Table of Contents
- Purpose of the Report
- Introduction to Privacy-Enhancing Technologies (PETs)
- Types of PETs and Plain-Language Explanations: A Glossary
- Key Considerations for Decision-Making
- Combining PETs to Maximize Utility and Privacy
- Practical Considerations and Barriers to PET Adoption
- Advancing the Use of Privacy-Enhancing Technologies
- Conclusion
- Appendix 1. Key Term Definitions
- Appendix 2. Key Evaluation Questions for Privacy-Enhancing Technologies (PETs)
Combining PETs to Maximize Utility and Privacy
The combination of privacy-enhancing technologies (PETs) depends on the data flow and lifecycle—which include how data is collected, processed, shared, and analyzed.
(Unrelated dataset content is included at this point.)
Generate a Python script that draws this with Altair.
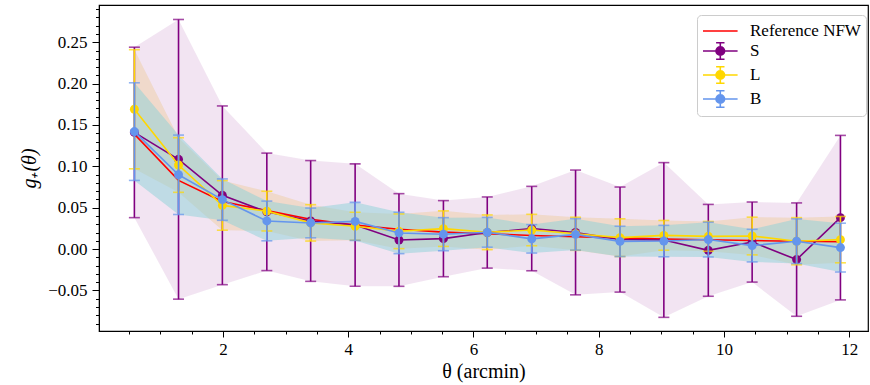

Aligning PET selection with the data cycle and intended utility helps organizations maximize both privacy and the value of their data.
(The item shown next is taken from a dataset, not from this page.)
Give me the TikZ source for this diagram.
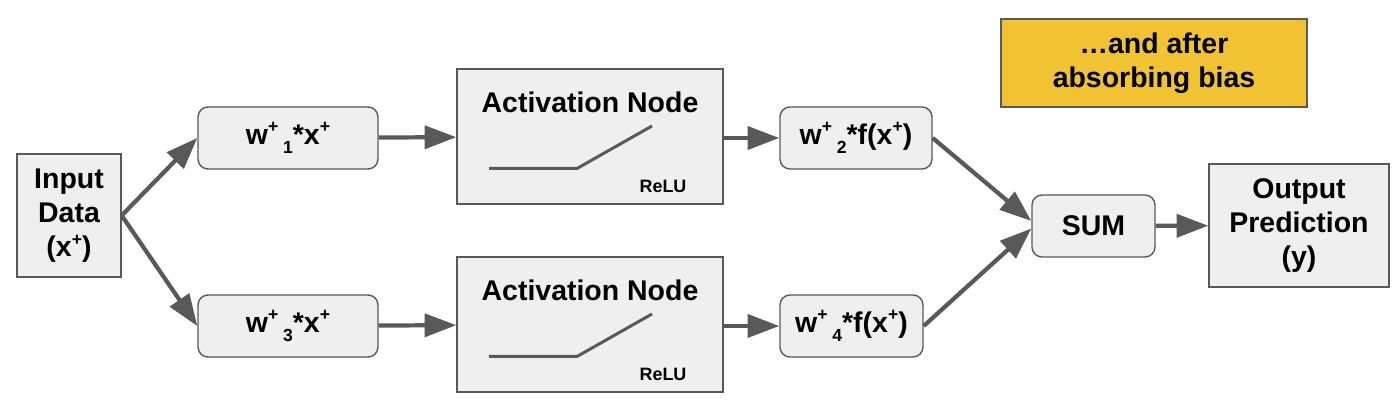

Some PETs require a sequential approach because certain protections must be in place before the next stage of processing. For example, a government agency managing benefit enrollment might first apply encryption in transit to secure personal and financial information as it moves between systems and then use homomorphic encryption to analyze eligibility criteria without exposing individuals’ raw data. Similarly, k-anonymity might be applied to de-identify enrollment data before generating synthetic datasets that enable policy analysis without revealing specific applicants.
In other cases, PETs can function independently or in parallel, depending on the privacy risks and data-use requirements. For example, differential privacy can be applied directly to reports on program participation to prevent re-identification, while federated learning allows agencies to collaborate on improving benefit delivery without sharing individual records. Since these techniques address different risks, they do not need to be applied in a strict sequence.
Choosing the right PET approach requires understanding the full data lifecycle. This means assessing the sensitivity of the data, the risks at each stage, and the level of privacy protection required while ensuring the data remains useful. If data will be shared across agencies or undergo multiple transformations, a sequential approach may be necessary to maintain privacy at every step. If privacy risks are distinct and manageable separately, PETs can be applied independently.
Sequential: K-Anonymity and Synthetic Data
Governments could apply k-anonymity to real census data, ensuring that individuals’ identities are protected by generalizing or suppressing sensitive information. Then, they could generate synthetic datasets to replace specific, identifiable data points, such as exact age or location, enabling continued research and policy development without compromising citizens’ privacy. This approach ensures that demographic trends are studied while minimizing the risk of re-identification.
Sequential: Tokenization, Hashing, and Differential Privacy
The combination of tokenization, hashing, and differential privacy in a sequential process works by progressively securing data at each step. First, tokenization replaces sensitive identifiers with non-reversible tokens, making the data less identifiable. Then, hashing further secures the tokenized data by creating a one-way transformation, ensuring that even if data is exposed, it can’t be reverted back to its original form. Finally, differential privacy ensures that the data can be shared or analyzed without revealing individual-specific information by introducing random noise into the dataset. This sequential approach is critical in creating an individual-level anonymized dataset, as seen in the census, where personal identifiers are stripped away to allow for data analysis while protecting privacy.
Non-Sequential: Tokenization and Secure Multi-Party Computation
Tokenization and secure multi-party computation (SMPC) can be used by public sector organizations to enhance privacy while enabling collaboration. Tokenization anonymizes sensitive data, such as health care records, before sharing it between agencies, ensuring personal information remains protected. SMPC allows agencies to analyze the data for public health research without revealing private information. Since tokenization and SMPC operate independently, this approach is non-sequential while maintaining privacy and utility.